After a couple of hours, we put our snowshoes back on and headed down the mountain, after having been assured that the trip down would be MUCH easier and take about half the time. And it did! Not that we still didn't have to work hard - staying upright in the deep snow, even on snowshoes, was challenging. And the cross-ditches didn't disappear. But considering the slog up, the down was a breeze.

Alas, getting down the snow-covered road with the truck didn't prove quite so easy. The snow was very slushy, but also icy underneath. We had to back around another parked vehicle and in ensuring we didn't hit it, we ended up in the ditch. Luckily a really nice guy by the name of Rob, there sledding with his family, pitched in to help and used some of the tricks he's learned over the years in similar situations. I also got a cell phone signal long enough to contact my in-laws. Even so, it was well over an hour before we were on our way home. Sean thanked Rob on the radio yesterday and we hope he heard him!!

Despite all that latter excitement, we thoroughly enjoyed the day of snowshoeing and hope to get snowshoes of our own at some point. It's great exercise and you can't beat the scenery.

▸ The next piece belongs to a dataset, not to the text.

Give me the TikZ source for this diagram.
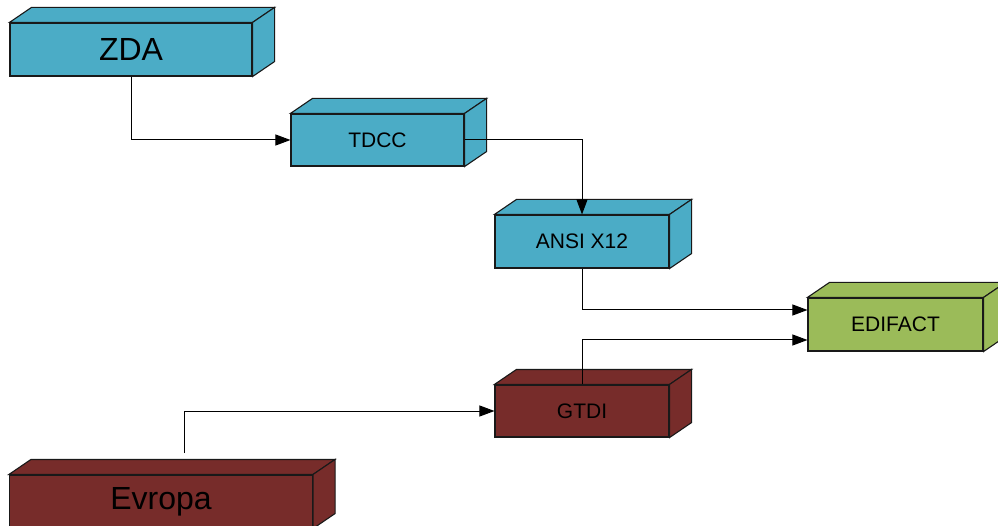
\documentclass[tikz,border=0pt]{standalone}
\usepackage{fontspec}
\setmainfont{Liberation Sans}
\usetikzlibrary{arrows.meta}

\definecolor{tealbox}{HTML}{4BACC6}
\definecolor{greenbox}{HTML}{9BBB59}
\definecolor{maroonbox}{HTML}{772C2A}

% front face of a cuboid, drawn as a node
\tikzset{
  front/.style={draw=black!90, line width=1.1pt, inner sep=0pt, anchor=center},
  small/.style={front, font=\fontsize{21}{21}\selectfont},
  large/.style={front, font=\fontsize{32}{32}\selectfont},
  faceedge/.style={draw=black!90, line width=1.1pt, line join=miter},
  link/.style={draw=black, line width=1pt},
  tip/.style={-{Triangle[length=15pt,width=11pt]}}
}

% top and right-hand faces behind a front node
\newcommand\cuboidfaces[2]{%
  \filldraw[faceedge, fill=#2] (#1.north west) -- ++(22,-15)
    -- ([shift={(22,-15)}]#1.north east) -- (#1.north east) -- cycle;
  \filldraw[faceedge, fill=#2] (#1.north east) -- ++(22,-15)
    -- ([shift={(22,-15)}]#1.south east) -- (#1.south east) -- cycle;
}

\begin{document}
\begin{tikzpicture}[x=1pt,y=-1pt]
  \useasboundingbox (0,0) rectangle (998,526);
  \clip (0,0) rectangle (998,526);

  % boxes
  \node[large, fill=tealbox, minimum width=242pt, minimum height=53pt] (zda) at (131,49.5) {ZDA};
  \cuboidfaces{zda}{tealbox}
  \node[small, fill=tealbox, minimum width=173pt, minimum height=52pt] (tdcc) at (377.5,140) {TDCC};
  \cuboidfaces{tdcc}{tealbox}
  \node[small, fill=tealbox, minimum width=174pt, minimum height=53pt] (ansi) at (582,241.5) {ANSI X12};
  \cuboidfaces{ansi}{tealbox}
  \node[small, fill=greenbox, minimum width=175pt, minimum height=53pt] (edifact) at (895.5,324.5) {EDIFACT};
  \cuboidfaces{edifact}{greenbox}
  \node[small, fill=maroonbox, minimum width=174pt, minimum height=52pt] (gtdi) at (582,411) {GTDI};
  \cuboidfaces{gtdi}{maroonbox}
  \node[large, fill=maroonbox, minimum width=303pt, minimum height=53pt] (evropa) at (161,501.5) {Evropa};
  \cuboidfaces{evropa}{maroonbox}

  % connectors
  \coordinate (evtop) at (184.7,453);
  \draw[link, tip] (zda.south) |- (tdcc.west);
  \draw[link, tip] (tdcc.east) -| (ansi.north);
  \draw[link, tip] (ansi.south) |- ([yshift=14.5pt]edifact.west);
  \draw[link, tip] (gtdi.north) |- ([yshift=-15.5pt]edifact.west);
  \draw[link, tip] (evtop) |- (gtdi.west);
\end{tikzpicture}
\end{document}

Wednesday was a much quieter day - we ran some errands when Sean returned from work, I glanced through the GH entries that arrived for me, then cooked dinner (turkey pot pie). After that, it was hockey while I worked on my jigsaw puzzle!

That's it for right now :-) I'm off to Nia in a few minutes, so I'd best get my a** in gear.

Happy Thursday.


Currently Reading: The Greatest Knight by Elizabeth Chadwick


Melissa Marsh said...

And you don't have to feel at all guilty for indulging in those sweets since you hiked off all the bad calories! ;-)

Glad you had a nice Christmas, Tess!

Brenda Oig said...

Wow, that looks like quite an adventure! I would love to do that, all except for the snow. :-) The pictures are lovely.

Rene said...

I am exhausted just reading this post. Sounds like an exciting time! LOVE THE PICTURES!

Kelly said...

Great pictures - and it sounds like a lot of fun!!